Nueva doctrina multilateralista del resentimiento: ahora todos nos ayudamos mutuamente, entre iguales; ante el infortunio nadie es más que otro; ya no hay rango ni clases. He aquí la socialización del sufrimiento. El orgullo del pobre. La fraternidad de la miseria. El igualitarismo menesteroso. El nuevo orden mundial, la internacional de los necesitados.
 
Estos días, mientras padece un grave desastre en el sur del país, EEUU recuerda la catástrofe del 11-S en el norte, y junto a ellos, el resto del mundo libre y civilizado. Pero, el resentimiento intenta otra vez dividir la Unión. En estas fechas, el resentimiento celebra un festín descomunal, una gran borrachera, una orgía de placer indecible, que supera toda obscenidad conocida.

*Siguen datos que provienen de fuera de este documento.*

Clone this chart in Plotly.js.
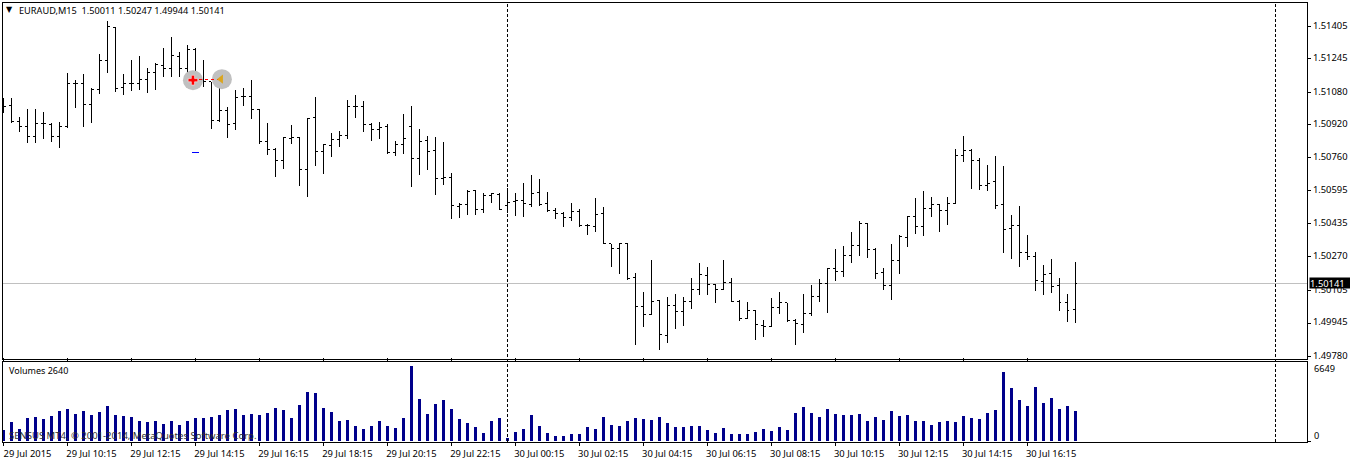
<!DOCTYPE html>
<html>
<head>
<meta charset="utf-8">
<script src="https://cdn.plot.ly/plotly-3.0.1.min.js"></script>
<style>
html,body{margin:0;padding:0;background:#fff;overflow:hidden}
.ohlclayer path,.shapelayer path,.scatterlayer .js-line{shape-rendering:crispEdges}
</style>
</head>
<body>
<div id="chart" style="width:1350px;height:460px"></div>
<script>
const barIndex = Array.from({length:135},(_,i)=>i);
const opens = [
1.51012,1.51015,1.50935,1.50912,1.50863,1.50925,1.50922,1.50863,1.50910,1.51123,
1.51123,1.51020,1.51094,1.51237,1.51399,1.51102,1.51123,1.51123,1.51143,1.51177,
1.51212,1.51197,1.51258,1.51197,1.51291,1.51143,1.51132,1.50941,1.50991,1.50927,
1.51058,1.51058,1.50995,1.50838,1.50799,1.50746,1.50854,1.50858,1.50700,1.50956,
1.50789,1.50820,1.50848,1.50868,1.51012,1.51012,1.50923,1.50897,1.50910,1.50784,
1.50823,1.50912,1.50754,1.50841,1.50794,1.50656,1.50661,1.50518,1.50528,1.50597,
1.50503,1.50572,1.50577,1.50523,1.50543,1.50548,1.50528,1.50587,1.50533,1.50499,
1.50484,1.50464,1.50494,1.50425,1.50420,1.50484,1.50335,1.50312,1.50336,1.50167,
1.50026,1.49987,1.50056,1.49884,1.50031,1.50002,1.50051,1.50110,1.50179,1.50134,
1.50110,1.50144,1.50051,1.49967,1.50007,1.49933,1.49928,1.50021,1.50046,1.49957,
1.49938,1.49992,1.50075,1.50139,1.50213,1.50198,1.50277,1.50326,1.50435,1.50307,
1.50193,1.50130,1.50253,1.50366,1.50469,1.50420,1.50508,1.50528,1.50498,1.50533,
1.50769,1.50794,1.50745,1.50622,1.50641,1.50528,1.50410,1.50425,1.50292,1.50272,
1.50149,1.50189,1.50130,1.50046,1.50011];
const highs = [
1.51050,1.51050,1.50961,1.50997,1.50997,1.50981,1.50931,1.50936,1.51173,1.51143,
1.51168,1.51099,1.51271,1.51433,1.51404,1.51168,1.51237,1.51261,1.51202,1.51222,
1.51300,1.51350,1.51281,1.51315,1.51296,1.51241,1.51132,1.51118,1.51010,1.51094,
1.51099,1.51143,1.51000,1.50927,1.50804,1.50861,1.50917,1.50858,1.50951,1.51059,
1.50828,1.50882,1.50892,1.51041,1.51066,1.51036,1.50931,1.50936,1.50923,1.50843,
1.50972,1.51015,1.50902,1.50863,1.50858,1.50838,1.50685,1.50538,1.50602,1.50602,
1.50587,1.50587,1.50587,1.50607,1.50587,1.50636,1.50671,1.50656,1.50592,1.50513,
1.50489,1.50538,1.50508,1.50430,1.50562,1.50518,1.50336,1.50336,1.50341,1.50189,
1.50100,1.50257,1.50056,1.50075,1.50090,1.50075,1.50169,1.50238,1.50223,1.50139,
1.50253,1.50169,1.50056,1.50051,1.50007,1.49962,1.50066,1.50100,1.50046,1.49967,
1.50090,1.50130,1.50164,1.50213,1.50307,1.50326,1.50395,1.50449,1.50435,1.50316,
1.50218,1.50336,1.50380,1.50474,1.50562,1.50597,1.50567,1.50533,1.50567,1.50799,
1.50863,1.50799,1.50759,1.50725,1.50769,1.50720,1.50479,1.50523,1.50376,1.50297,
1.50233,1.50262,1.50169,1.50090,1.50247];
const lows = [
1.50976,1.50931,1.50886,1.50831,1.50831,1.50851,1.50836,1.50807,1.50907,1.51004,
1.50910,1.50930,1.51071,1.51176,1.51082,1.51068,1.51087,1.51094,1.51077,1.51092,
1.51156,1.51156,1.51156,1.51156,1.51107,1.51107,1.50900,1.50935,1.50856,1.50895,
1.51013,1.50950,1.50828,1.50772,1.50664,1.50704,1.50827,1.50617,1.50566,1.50718,
1.50679,1.50763,1.50812,1.50849,1.50954,1.50886,1.50841,1.50851,1.50777,1.50767,
1.50777,1.50615,1.50674,1.50699,1.50576,1.50625,1.50458,1.50462,1.50477,1.50477,
1.50487,1.50536,1.50502,1.50484,1.50472,1.50467,1.50517,1.50523,1.50489,1.50458,
1.50418,1.50448,1.50418,1.50379,1.50394,1.50335,1.50221,1.50187,1.50157,1.49838,
1.49926,1.49987,1.49813,1.49849,1.49918,1.49931,1.50016,1.50084,1.50084,1.50044,
1.50110,1.50051,1.49957,1.49967,1.49864,1.49874,1.49928,1.49990,1.49952,1.49839,
1.49898,1.49982,1.50051,1.49992,1.50154,1.50174,1.50238,1.50277,1.50267,1.50162,
1.50108,1.50056,1.50187,1.50321,1.50384,1.50374,1.50467,1.50394,1.50428,1.50533,
1.50735,1.50605,1.50602,1.50597,1.50508,1.50292,1.50261,1.50223,1.50257,1.50103,
1.50084,1.50093,1.50005,1.49951,1.49944];
const closes = [
1.51012,1.50935,1.50912,1.50863,1.50925,1.50925,1.50863,1.50910,1.51123,1.51123,
1.51020,1.51094,1.51237,1.51404,1.51099,1.51123,1.51123,1.51143,1.51177,1.51217,
1.51197,1.51261,1.51197,1.51291,1.51143,1.51132,1.50941,1.50991,1.50922,1.51053,
1.51058,1.50995,1.50838,1.50799,1.50746,1.50858,1.50858,1.50700,1.50951,1.50789,
1.50823,1.50848,1.50868,1.51012,1.51012,1.50923,1.50897,1.50907,1.50784,1.50823,
1.50853,1.50754,1.50838,1.50789,1.50656,1.50661,1.50523,1.50528,1.50592,1.50503,
1.50572,1.50582,1.50503,1.50538,1.50548,1.50533,1.50582,1.50528,1.50499,1.50484,
1.50464,1.50494,1.50425,1.50425,1.50479,1.50335,1.50312,1.50336,1.50162,1.50026,
1.49987,1.50051,1.49888,1.50031,1.50002,1.50051,1.50110,1.50184,1.50134,1.50110,
1.50144,1.50051,1.49967,1.50007,1.49938,1.49928,1.50021,1.50046,1.49957,1.49943,
1.49992,1.50075,1.50139,1.50213,1.50198,1.50277,1.50326,1.50435,1.50307,1.50189,
1.50130,1.50253,1.50371,1.50469,1.50420,1.50508,1.50528,1.50498,1.50533,1.50769,
1.50794,1.50745,1.50622,1.50631,1.50523,1.50405,1.50425,1.50292,1.50272,1.50154,
1.50184,1.50125,1.50046,1.50007,1.50141];
const volumes = [
975,1684,1064,2039,2128,1950,2216,2660,2837,2394,
2660,2305,2571,3103,2305,2216,2128,1773,1684,1773,
1507,1773,1418,1773,2039,2039,2128,2305,2748,2837,
2305,2394,2305,2482,2925,2748,2039,3191,4344,4255,
2925,2571,1773,1862,1330,1064,1330,1773,1330,1152,
2039,6649,3723,2394,3280,3635,2837,1950,1596,1241,
709,1773,2039,266,798,1064,2305,1330,709,443,
443,621,621,1241,1064,2128,1418,1330,1773,2039,
1950,1862,2128,1596,1241,1241,1330,1330,975,709,
1152,621,621,621,798,1064,887,1241,975,2482,
3014,2482,2128,2837,2394,2305,2305,2394,1773,2128,
1862,2660,2216,2305,1773,1773,1418,1684,1773,1684,
2216,2039,1950,2482,2748,6117,4698,3635,3103,4787,
3369,3812,2837,3103,2640];
const timeTickBars = [0,8,16,24,32,40,48,56,64,72,80,88,96,104,112,120,128];
const timeTickLabels = ["29 Jul 2015","29 Jul 10:15","29 Jul 12:15","29 Jul 14:15","29 Jul 16:15","29 Jul 18:15","29 Jul 20:15","29 Jul 22:15","30 Jul 00:15","30 Jul 02:15","30 Jul 04:15","30 Jul 06:15","30 Jul 08:15","30 Jul 10:15","30 Jul 12:15","30 Jul 14:15","30 Jul 16:15"];
const priceTicks = [1.51405,1.51245,1.51080,1.50920,1.50760,1.50595,1.50435,1.50270,1.50105,1.49945,1.49780];
const priceTickLabels = ["1.51405","1.51245","1.51080","1.50920","1.50760","1.50595","1.50435","1.50270","1.50105","1.49945","1.49780"];
const lastPrice = 1.50141;
const periodSeparatorBars = [63,159];
const tradeBars = [23.69,27.19];
const tradePrices = [1.51140,1.51145];
const tradeHaloBars = [23.69,27.31];
const stopLevelBars = [23.56,24.44];
const stopLevelPrices = [1.50783,1.50783];

const W=1350,H=460;
const FONT='"Noto Sans", Tahoma, sans-serif';
const px=x=>x/W, py=y=>1-y/H;
function label(text,x,y,opt){
  return Object.assign({text:text,xref:'paper',yref:'paper',x:px(x),y:py(y),xanchor:'left',yanchor:'middle',
    showarrow:false,borderpad:0,font:{family:FONT,size:9.2,color:'#000'}},opt||{});
}

const data=[
 {type:'ohlc',x:barIndex,open:opens,high:highs,low:lows,close:closes,xaxis:'x',yaxis:'y',tickwidth:0.3,
  increasing:{line:{color:'#000',width:1}},decreasing:{line:{color:'#000',width:1}},hoverinfo:'skip'},
 {type:'bar',x:barIndex,y:volumes,xaxis:'x',yaxis:'y2',width:0.375,marker:{color:'#00008b',line:{width:0}},hoverinfo:'skip'},
 {type:'scatter',mode:'markers',x:tradeHaloBars,y:tradePrices,xaxis:'x',yaxis:'y',
  marker:{symbol:'circle',size:20,color:'#c0c0c0',line:{width:0}},hoverinfo:'skip'},
 {type:'scatter',mode:'lines',x:tradeBars,y:tradePrices,xaxis:'x',yaxis:'y',
  line:{color:'#ff0000',width:1,dash:'3px,3px'},hoverinfo:'skip'},
 {type:'scatter',mode:'markers',x:[tradeBars[0]],y:[tradePrices[0]],xaxis:'x',yaxis:'y',
  marker:{symbol:'cross',size:8,color:'#ff0000',line:{color:'#fff',width:0.5}},hoverinfo:'skip'},
 {type:'scatter',mode:'markers',x:[tradeBars[1]],y:[tradePrices[1]],xaxis:'x',yaxis:'y',
  marker:{symbol:'triangle-left',size:8,color:'#daa520',line:{width:0}},hoverinfo:'skip'},
 {type:'scatter',mode:'lines',x:stopLevelBars,y:stopLevelPrices,xaxis:'x',yaxis:'y',
  line:{color:'#0000ff',width:1},hoverinfo:'skip'}
];

const shapes=[
 {type:'line',xref:'x domain',yref:'y',x0:0,x1:1,y0:lastPrice,y1:lastPrice,line:{color:'#c0c0c0',width:1},layer:'below'}
];
periodSeparatorBars.forEach(b=>shapes.push({type:'line',xref:'x',yref:'paper',x0:b,x1:b,y0:py(442),y1:py(3),
  line:{color:'#000',width:1,dash:'3px,2px'},layer:'above'}));

const layout={
 width:W,height:H,margin:{l:0,r:0,t:0,b:0},paper_bgcolor:'#fff',plot_bgcolor:'#fff',showlegend:false,hovermode:false,
 bargap:0,font:{family:FONT,size:9.5,color:'#000'},
 xaxis:{domain:[px(3),px(1307)],anchor:'y2',range:[-0.0625,163],type:'linear',rangeslider:{visible:false},
  tickmode:'array',tickvals:timeTickBars,ticktext:timeTickLabels,ticks:'outside',ticklen:3,tickcolor:'#000',tickwidth:1,
  ticklabelshift:24,tickangle:0,tickfont:{family:FONT,size:9.4,color:'#000'},
  showgrid:false,zeroline:false,showline:true,linecolor:'#000',linewidth:1,mirror:'all'},
 yaxis:{domain:[py(359),py(3)],anchor:'x',side:'right',range:[1.497681,1.515196],
  tickmode:'array',tickvals:priceTicks,ticktext:priceTickLabels,ticks:'outside',ticklen:3,tickcolor:'#000',tickwidth:1,
  ticklabelshift:-1,tickfont:{family:FONT,size:9.4,color:'#000'},showgrid:false,zeroline:false,showline:true,linecolor:'#000',linewidth:1,mirror:true},
 yaxis2:{domain:[py(442),py(362)],anchor:'x',side:'right',range:[-89,7004],
  tickmode:'array',tickvals:[0],ticks:'outside',ticklen:3,tickcolor:'#000',tickwidth:1,showticklabels:false,
  showgrid:false,zeroline:false,showline:true,linecolor:'#000',linewidth:1,mirror:true},
 shapes:shapes,
 annotations:[
  label('▼',4.5,10,{font:{family:'"DejaVu Sans"',size:8,color:'#000'}}),
  label('EURAUD,M15  1.50011 1.50247 1.49944 1.50141',18,10.5,{font:{family:FONT,size:9.2,color:'#000'}}),
  label('Volumes 2640',7.5,370.5,{font:{family:FONT,size:9,color:'#000'}}),
  label('SENSUS MT4, © 2001-2014, MetaQuotes Software Corp.',7.5,435,{font:{family:FONT,size:9.5,color:'#303030'}}),
  label('6649',1313,368.5),
  label('0',1313,435.5),
  {text:'1.50141',xref:'paper',yref:'y',x:px(1309),y:lastPrice,xanchor:'left',yanchor:'middle',showarrow:false,
   bgcolor:'#000',borderpad:0,width:41,height:10,align:'left',font:{family:FONT,size:9.4,color:'#fff'}}
 ]
};
Plotly.newPlot('chart',data,layout,{displayModeBar:false,staticPlot:true});
</script>
</body>
</html>
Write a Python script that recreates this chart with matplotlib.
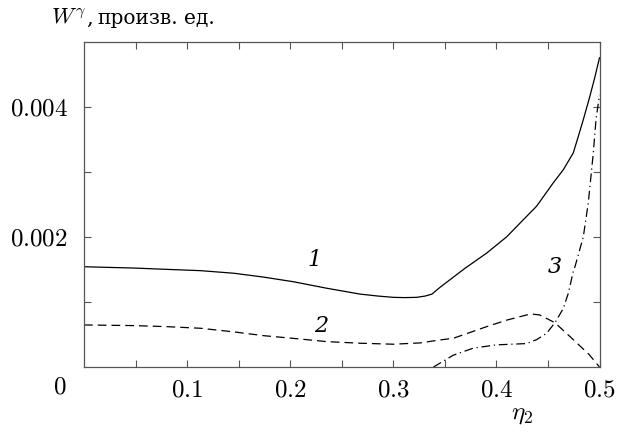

Y en esta ebriedad, bajo esta autointoxicación total, sus agentes todavía apelan a la noble crítica y a la objetividad inquiriendo, desafiantes, al discreto si no tiene nada que criticar de USA, si cree que con la Administración de Bush todo va bien y que los americanos todo lo hacen bien.
 
En estas circunstancias, bajo este fuego cruzado de odio y malicia, a ver quién les concede un pequeño motivo, un sólo trago más, con el que aumentar su delirio y éxtasis. A ver quién les reconoce la más pequeña carencia real en el escenario de los hechos, quién asiente ante la obviedad, presuntamente inocente, de que “se podría haber hecho más y mejor las cosas”, cuando para su profundo rencor y hostilidad esto supondría nada menos que un reconocimiento de la derrota de los grandes y la victoria de los pequeños.